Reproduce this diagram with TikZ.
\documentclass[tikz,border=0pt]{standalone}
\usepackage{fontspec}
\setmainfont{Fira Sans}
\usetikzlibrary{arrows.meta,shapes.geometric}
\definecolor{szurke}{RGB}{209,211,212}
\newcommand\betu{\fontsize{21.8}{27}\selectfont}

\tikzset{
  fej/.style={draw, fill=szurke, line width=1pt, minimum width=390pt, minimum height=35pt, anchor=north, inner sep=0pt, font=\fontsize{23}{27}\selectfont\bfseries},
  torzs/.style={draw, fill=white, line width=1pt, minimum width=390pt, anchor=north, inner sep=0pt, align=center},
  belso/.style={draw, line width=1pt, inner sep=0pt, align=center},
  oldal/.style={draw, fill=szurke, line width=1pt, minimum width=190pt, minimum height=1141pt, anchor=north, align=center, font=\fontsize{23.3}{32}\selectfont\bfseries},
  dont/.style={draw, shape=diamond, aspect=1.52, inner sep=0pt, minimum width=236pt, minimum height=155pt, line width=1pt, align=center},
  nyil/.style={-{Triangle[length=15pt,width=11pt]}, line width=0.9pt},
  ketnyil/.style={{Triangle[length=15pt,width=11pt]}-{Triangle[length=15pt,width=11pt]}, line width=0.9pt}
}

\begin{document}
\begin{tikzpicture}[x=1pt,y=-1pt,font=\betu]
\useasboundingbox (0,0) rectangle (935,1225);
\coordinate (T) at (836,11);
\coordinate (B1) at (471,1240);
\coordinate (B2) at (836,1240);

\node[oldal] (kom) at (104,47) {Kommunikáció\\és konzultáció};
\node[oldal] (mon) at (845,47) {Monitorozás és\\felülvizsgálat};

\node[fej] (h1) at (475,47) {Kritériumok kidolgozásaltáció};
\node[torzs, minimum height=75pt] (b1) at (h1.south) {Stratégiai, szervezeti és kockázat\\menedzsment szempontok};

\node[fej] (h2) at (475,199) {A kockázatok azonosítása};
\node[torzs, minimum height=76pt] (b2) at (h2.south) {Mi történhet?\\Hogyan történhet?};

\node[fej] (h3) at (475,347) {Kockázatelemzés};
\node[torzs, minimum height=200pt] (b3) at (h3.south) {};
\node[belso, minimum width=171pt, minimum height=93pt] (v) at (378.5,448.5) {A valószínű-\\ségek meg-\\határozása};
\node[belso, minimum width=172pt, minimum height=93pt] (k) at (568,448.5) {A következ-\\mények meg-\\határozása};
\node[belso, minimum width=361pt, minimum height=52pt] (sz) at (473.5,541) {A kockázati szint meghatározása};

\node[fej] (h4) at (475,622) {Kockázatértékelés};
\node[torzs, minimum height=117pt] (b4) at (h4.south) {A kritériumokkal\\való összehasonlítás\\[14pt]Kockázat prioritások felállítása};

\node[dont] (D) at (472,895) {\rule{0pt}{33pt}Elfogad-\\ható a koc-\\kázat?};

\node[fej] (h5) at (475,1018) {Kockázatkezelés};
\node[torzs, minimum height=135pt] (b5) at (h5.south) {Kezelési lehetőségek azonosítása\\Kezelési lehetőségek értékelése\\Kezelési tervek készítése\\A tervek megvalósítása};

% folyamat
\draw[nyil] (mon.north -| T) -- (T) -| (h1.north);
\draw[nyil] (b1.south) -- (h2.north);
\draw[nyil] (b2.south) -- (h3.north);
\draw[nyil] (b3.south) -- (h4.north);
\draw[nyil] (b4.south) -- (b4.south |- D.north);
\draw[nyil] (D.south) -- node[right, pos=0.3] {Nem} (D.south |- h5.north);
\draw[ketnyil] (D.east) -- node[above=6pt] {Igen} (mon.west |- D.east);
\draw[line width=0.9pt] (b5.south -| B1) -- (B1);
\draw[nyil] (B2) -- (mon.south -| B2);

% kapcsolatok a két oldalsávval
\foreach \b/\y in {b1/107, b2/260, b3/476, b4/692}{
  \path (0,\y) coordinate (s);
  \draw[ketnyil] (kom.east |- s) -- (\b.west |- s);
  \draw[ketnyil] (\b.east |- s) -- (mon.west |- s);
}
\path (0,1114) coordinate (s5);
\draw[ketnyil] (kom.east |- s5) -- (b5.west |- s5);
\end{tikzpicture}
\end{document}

===============

● To do:
Copy each line of the data exactly, leaving nothing out.

● Final answer:
Reproduce this diagram with TikZ.
\documentclass[tikz,border=0pt]{standalone}
\usepackage{fontspec}
\setmainfont{Fira Sans}
\usetikzlibrary{arrows.meta,shapes.geometric}
\definecolor{szurke}{RGB}{209,211,212}
\newcommand\betu{\fontsize{21.8}{27}\selectfont}

\tikzset{
  fej/.style={draw, fill=szurke, line width=1pt, minimum width=390pt, minimum height=35pt, anchor=north, inner sep=0pt, font=\fontsize{23}{27}\selectfont\bfseries},
  torzs/.style={draw, fill=white, line width=1pt, minimum width=390pt, anchor=north, inner sep=0pt, align=center},
  belso/.style={draw, line width=1pt, inner sep=0pt, align=center},
  oldal/.style={draw, fill=szurke, line width=1pt, minimum width=190pt, minimum height=1141pt, anchor=north, align=center, font=\fontsize{23.3}{32}\selectfont\bfseries},
  dont/.style={draw, shape=diamond, aspect=1.52, inner sep=0pt, minimum width=236pt, minimum height=155pt, line width=1pt, align=center},
  nyil/.style={-{Triangle[length=15pt,width=11pt]}, line width=0.9pt},
  ketnyil/.style={{Triangle[length=15pt,width=11pt]}-{Triangle[length=15pt,width=11pt]}, line width=0.9pt}
}

\begin{document}
\begin{tikzpicture}[x=1pt,y=-1pt,font=\betu]
\useasboundingbox (0,0) rectangle (935,1225);
\coordinate (T) at (836,11);
\coordinate (B1) at (471,1240);
\coordinate (B2) at (836,1240);

\node[oldal] (kom) at (104,47) {Kommunikáció\\és konzultáció};
\node[oldal] (mon) at (845,47) {Monitorozás és\\felülvizsgálat};

\node[fej] (h1) at (475,47) {Kritériumok kidolgozásaltáció};
\node[torzs, minimum height=75pt] (b1) at (h1.south) {Stratégiai, szervezeti és kockázat\\menedzsment szempontok};

\node[fej] (h2) at (475,199) {A kockázatok azonosítása};
\node[torzs, minimum height=76pt] (b2) at (h2.south) {Mi történhet?\\Hogyan történhet?};

\node[fej] (h3) at (475,347) {Kockázatelemzés};
\node[torzs, minimum height=200pt] (b3) at (h3.south) {};
\node[belso, minimum width=171pt, minimum height=93pt] (v) at (378.5,448.5) {A valószínű-\\ségek meg-\\határozása};
\node[belso, minimum width=172pt, minimum height=93pt] (k) at (568,448.5) {A következ-\\mények meg-\\határozása};
\node[belso, minimum width=361pt, minimum height=52pt] (sz) at (473.5,541) {A kockázati szint meghatározása};

\node[fej] (h4) at (475,622) {Kockázatértékelés};
\node[torzs, minimum height=117pt] (b4) at (h4.south) {A kritériumokkal\\való összehasonlítás\\[14pt]Kockázat prioritások felállítása};

\node[dont] (D) at (472,895) {\rule{0pt}{33pt}Elfogad-\\ható a koc-\\kázat?};

\node[fej] (h5) at (475,1018) {Kockázatkezelés};
\node[torzs, minimum height=135pt] (b5) at (h5.south) {Kezelési lehetőségek azonosítása\\Kezelési lehetőségek értékelése\\Kezelési tervek készítése\\A tervek megvalósítása};

% folyamat
\draw[nyil] (mon.north -| T) -- (T) -| (h1.north);
\draw[nyil] (b1.south) -- (h2.north);
\draw[nyil] (b2.south) -- (h3.north);
\draw[nyil] (b3.south) -- (h4.north);
\draw[nyil] (b4.south) -- (b4.south |- D.north);
\draw[nyil] (D.south) -- node[right, pos=0.3] {Nem} (D.south |- h5.north);
\draw[ketnyil] (D.east) -- node[above=6pt] {Igen} (mon.west |- D.east);
\draw[line width=0.9pt] (b5.south -| B1) -- (B1);
\draw[nyil] (B2) -- (mon.south -| B2);

% kapcsolatok a két oldalsávval
\foreach \b/\y in {b1/107, b2/260, b3/476, b4/692}{
  \path (0,\y) coordinate (s);
  \draw[ketnyil] (kom.east |- s) -- (\b.west |- s);
  \draw[ketnyil] (\b.east |- s) -- (mon.west |- s);
}
\path (0,1114) coordinate (s5);
\draw[ketnyil] (kom.east |- s5) -- (b5.west |- s5);
\end{tikzpicture}
\end{document}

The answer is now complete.